Being a journalist can put one in some pretty wild and unexpected circumstances. Perhaps no one knows that better now than BBC News reporter Alex Dunlop.

On January 8, Dunlop visited the Banham Zoo in Norfolk, England for a report on the animal count at the facility.

While filming the segment, a group of lemurs decided they wanted to be front and center (who doesn’t like seeing themselves on the news?) and climbed all over and around Dunlop as he tried in vain to do his job.

The zoo’s lemurs used Dunlop as little more than a human jungle gym, occasionally giving him a slight nip on the hand.
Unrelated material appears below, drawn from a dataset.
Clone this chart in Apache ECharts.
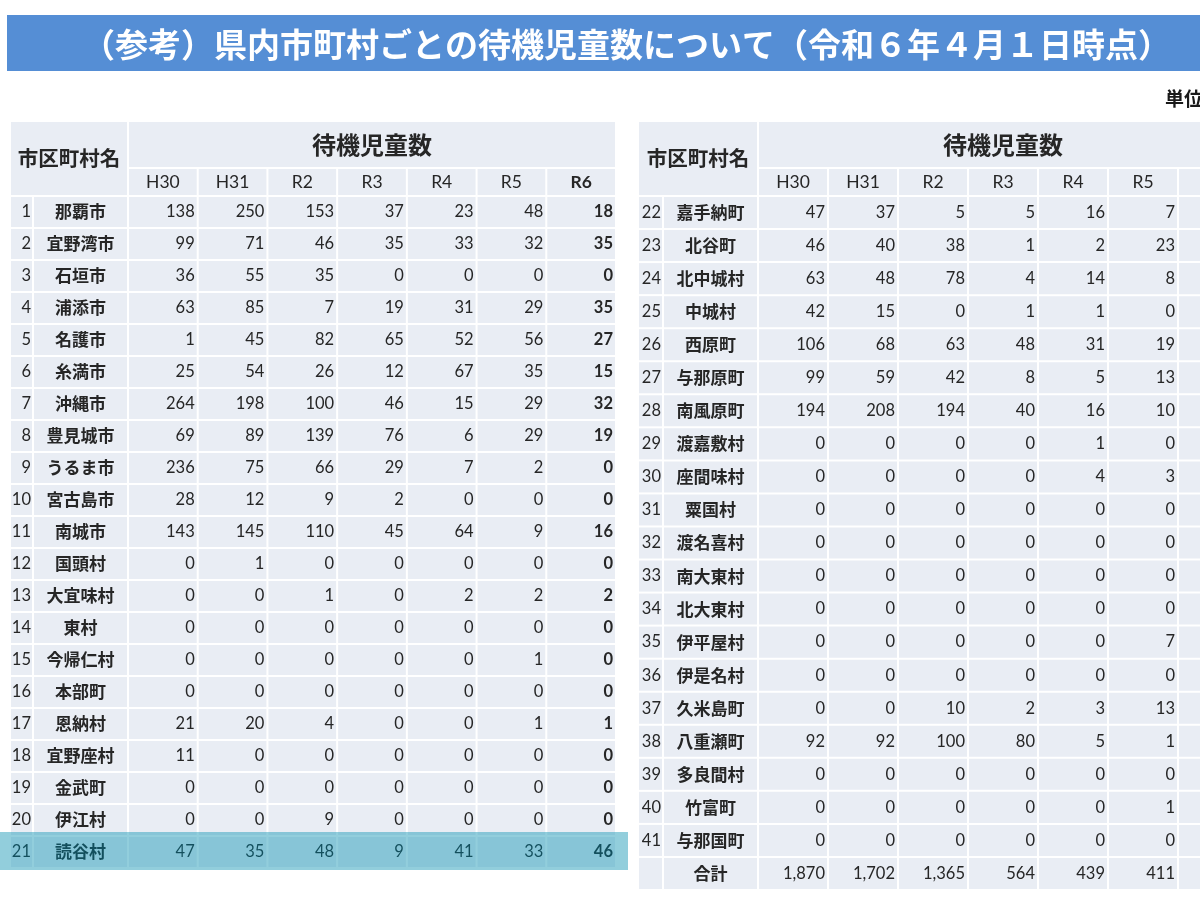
<!DOCTYPE html>
<html><head><meta charset="utf-8">
<script src="https://cdn.jsdelivr.net/npm/echarts@6/dist/echarts.min.js"></script>
<style>html,body{margin:0;padding:0;background:#fff}#c{width:1200px;height:900px}</style>
</head><body><div id="c"></div>
<script>
// ---------- texts ----------
const titleText = '（参考）県内市町村ごとの待機児童数について（令和６年４月１日時点）';
const unitText = '単位：人';
const nameHeader = '市区町村名';
const valueHeader = '待機児童数';
const years = ['H30', 'H31', 'R2', 'R3', 'R4', 'R5', 'R6'];
const highlightRow = '21';

// ---------- left table ----------
const leftNo = ['1','2','3','4','5','6','7','8','9','10','11','12','13','14','15','16','17','18','19','20','21'];
const leftNames = ['那覇市','宜野湾市','石垣市','浦添市','名護市','糸満市','沖縄市','豊見城市','うるま市','宮古島市','南城市','国頭村','大宜味村','東村','今帰仁村','本部町','恩納村','宜野座村','金武町','伊江村','読谷村'];
const leftH30 = [138,99,36,63,1,25,264,69,236,28,143,0,0,0,0,0,21,11,0,0,47];
const leftH31 = [250,71,55,85,45,54,198,89,75,12,145,1,0,0,0,0,20,0,0,0,35];
const leftR2  = [153,46,35,7,82,26,100,139,66,9,110,0,1,0,0,0,4,0,0,9,48];
const leftR3  = [37,35,0,19,65,12,46,76,29,2,45,0,0,0,0,0,0,0,0,0,9];
const leftR4  = [23,33,0,31,52,67,15,6,7,0,64,0,2,0,0,0,0,0,0,0,41];
const leftR5  = [48,32,0,29,56,35,29,29,2,0,9,0,2,0,1,0,1,0,0,0,33];
const leftR6  = [18,35,0,35,27,15,32,19,0,0,16,0,2,0,0,0,1,0,0,0,46];

// ---------- right table (R6 column is cut off in the picture) ----------
const rightNo = ['22','23','24','25','26','27','28','29','30','31','32','33','34','35','36','37','38','39','40','41',''];
const rightNames = ['嘉手納町','北谷町','北中城村','中城村','西原町','与那原町','南風原町','渡嘉敷村','座間味村','粟国村','渡名喜村','南大東村','北大東村','伊平屋村','伊是名村','久米島町','八重瀬町','多良間村','竹富町','与那国町','合計'];
const rightH30 = [47,46,63,42,106,99,194,0,0,0,0,0,0,0,0,0,92,0,0,0,1870];
const rightH31 = [37,40,48,15,68,59,208,0,0,0,0,0,0,0,0,0,92,0,0,0,1702];
const rightR2  = [5,38,78,0,63,42,194,0,0,0,0,0,0,0,0,10,100,0,0,0,1365];
const rightR3  = [5,1,4,1,48,8,40,0,0,0,0,0,0,0,0,2,80,0,0,0,564];
const rightR4  = [16,2,14,1,31,5,16,1,4,0,0,0,0,0,0,3,5,0,0,0,439];
const rightR5  = [7,23,8,0,19,13,10,0,3,0,0,0,0,7,0,13,1,0,1,0,411];
const rightR6  = [null,null,null,null,null,null,null,null,null,null,null,null,null,null,null,null,null,null,null,null,null];

// ---------- styling ----------
const CJK = '"Noto Sans CJK JP", "Noto Sans", sans-serif';
const NUM = 'Lato, "Noto Sans", sans-serif';
const CELL = '#E9EDF4';
const INK = '#262626';

const grids = [], xAxes = [], yAxes = [], series = [];

function addGrid(rect, xCats, yCats) {
  const i = grids.length;
  grids.push(Object.assign({ show: false, outerBoundsMode: 'none', containLabel: false }, rect));
  xAxes.push({ type: 'category', gridIndex: i, data: xCats, show: false });
  yAxes.push({ type: 'category', gridIndex: i, data: yCats, show: false, inverse: true });
  return i;
}

function addCells(gi, cells) {
  series.push({
    type: 'custom', xAxisIndex: gi, yAxisIndex: gi, silent: true, z: 2, clip: false,
    data: cells.map(d => [d.c, d.r]),
    renderItem(params, api) {
      const d = cells[params.dataIndex];
      const p = api.coord([api.value(0), api.value(1)]);
      const s = api.size([1, 1]);
      const x0 = p[0] - s[0] / 2, y0 = p[1] - s[1] / 2;
      const children = [{ type: 'rect', shape: { x: x0 + 1, y: y0 + 1, width: s[0] - 2, height: s[1] - 2 }, style: { fill: CELL } }];
      if (d.text !== '' && d.text != null) {
        const tx = d.align === 'right' ? x0 + s[0] - d.pad : p[0];
        children.push({ type: 'text', style: {
          text: d.text, x: tx, y: p[1] + (d.dy || 0), align: d.align || 'center', verticalAlign: 'middle',
          fontFamily: d.family, fontSize: d.size, fontWeight: d.weight || 'normal', fill: d.ink || INK } });
      }
      return { type: 'group', children };
    }
  });
}

function fmt(v) { return v == null ? '' : v.toLocaleString('en-US'); }

function buildTable(L, no, names, cols) {
  const hl = no.indexOf(highlightRow) >= 0 && L.hl ? no.indexOf(highlightRow) : -1;
  const ink = r => (r === hl ? '#000000' : INK);
  const corner = addGrid({ left: L.x, top: L.top, width: L.noW + L.nameW, height: L.h1 + L.h2 }, [nameHeader], ['']);
  addCells(corner, [{ c: 0, r: 0, text: nameHeader, family: CJK, size: 20.5, weight: 'bold' }]);
  const vx = L.x + L.noW + L.nameW;
  const hdr1 = addGrid({ left: vx, top: L.top, width: L.valW, height: L.h1 }, [valueHeader], ['']);
  addCells(hdr1, [{ c: 0, r: 0, text: valueHeader, family: CJK, size: 24, weight: 'bold' }]);
  const hdr2 = addGrid({ left: vx, top: L.top + L.h1, width: L.valW, height: L.h2 }, years, ['']);
  addCells(hdr2, years.map((y, i) => ({ c: i, r: 0, text: y, family: NUM, size: 17.5, weight: i === 6 ? 'bold' : 'normal' })));
  const bt = L.top + L.h1 + L.h2;
  const noG = addGrid({ left: L.x, top: bt, width: L.noW, height: L.bodyH }, ['No'], no);
  addCells(noG, no.map((t, r) => ({ c: 0, r, text: t, family: NUM, size: 16.5, align: 'right', pad: 2, ink: ink(r) })));
  const nmG = addGrid({ left: L.x + L.noW, top: bt, width: L.nameW, height: L.bodyH }, ['name'], no);
  addCells(nmG, names.map((t, r) => ({ c: 0, r, text: t, family: CJK, size: 17, weight: 'bold', ink: ink(r) })));
  const body = addGrid({ left: vx, top: bt, width: L.valW, height: L.bodyH }, years, no);
  const cells = [];
  cols.forEach((arr, c) => arr.forEach((v, r) => cells.push({ c, r, text: fmt(v), family: NUM, size: 16.5, align: 'right', pad: 3, weight: c === 6 ? 'bold' : 'normal', ink: ink(r) })));
  addCells(body, cells);
  return body;
}

const leftBody = buildTable({ x: 10, top: 121, noW: 23, nameW: 95, valW: 488, h1: 47, h2: 28, bodyH: 672, hl: true },
  leftNo, leftNames, [leftH30, leftH31, leftR2, leftR3, leftR4, leftR5, leftR6]);
buildTable({ x: 638, top: 121, noW: 25, nameW: 95, valW: 490, h1: 47, h2: 28, bodyH: 694, hl: false },
  rightNo, rightNames, [rightH30, rightH31, rightR2, rightR3, rightR4, rightR5, rightR6]);

// highlight band over row 21 (semi-transparent overlay)
series.push({
  type: 'custom', xAxisIndex: leftBody, yAxisIndex: leftBody, silent: true, z: 10, clip: false,
  data: [[0, leftNo.indexOf(highlightRow)]],
  renderItem(params, api) {
    const p = api.coord([api.value(0), api.value(1)]);
    const s = api.size([1, 1]);
    const right = p[0] - s[0] / 2 + years.length * s[0] + 12;
    const y0 = p[1] - s[1] / 2 - 4;
    return { type: 'rect', shape: { x: 0, y: y0, width: right, height: s[1] + 6 }, style: { fill: 'rgba(37,157,185,0.5)' } };
  }
});

const chart = echarts.init(document.getElementById('c'), null, { renderer: 'canvas' });
chart.setOption({
  backgroundColor: '#ffffff',
  animation: false,
  title: {
    text: titleText, left: 82, top: 23, padding: 0,
    textStyle: { color: '#ffffff', fontSize: 33, fontWeight: 'bold', fontFamily: CJK, lineHeight: 42 }
  },
  graphic: [
    { type: 'rect', left: 7, top: 15, z: -1, shape: { width: 1200, height: 56 }, style: { fill: '#558ED5' } },
    { type: 'text', left: 1165, top: 89, style: { text: unitText, fontSize: 19, fontWeight: 'bold', fontFamily: CJK, fill: '#1a1a1a' } }
  ],
  grid: grids, xAxis: xAxes, yAxis: yAxes, series
});
</script></body></html>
The hilarious clip, in which Dunlop seems both slightly frustrated and highly amused by the ridiculous set of furry circumstances, has since gone viral.

The BBC correspondent assured viewers via his Twitter page that “no lemurs were hurt in the making of this movie” and wrotea blog post on the surreality of going viral and what it was like filming the now-infamous moment.

“Doing a piece to cameras with a few lemurs seemed like a good idea before I entered their pen, but quickly descended into farce,” Dunlop wrote, adding that the “dominant rogue red ruffed lemur” was trying to hog the spotlight, which whipped the others into a frenzy. (“That and a handful of tasty nibbles,” he added.)

The reporter joked that, after a career filled with moments reporting on serious topics, “My journalistic epitaph could be this… being mobbed by a bunch of Lemurs in Norfolk.”

He concluded the post with the reassurance that, “Only one injury was sustained at Banham Zoo—my pride.”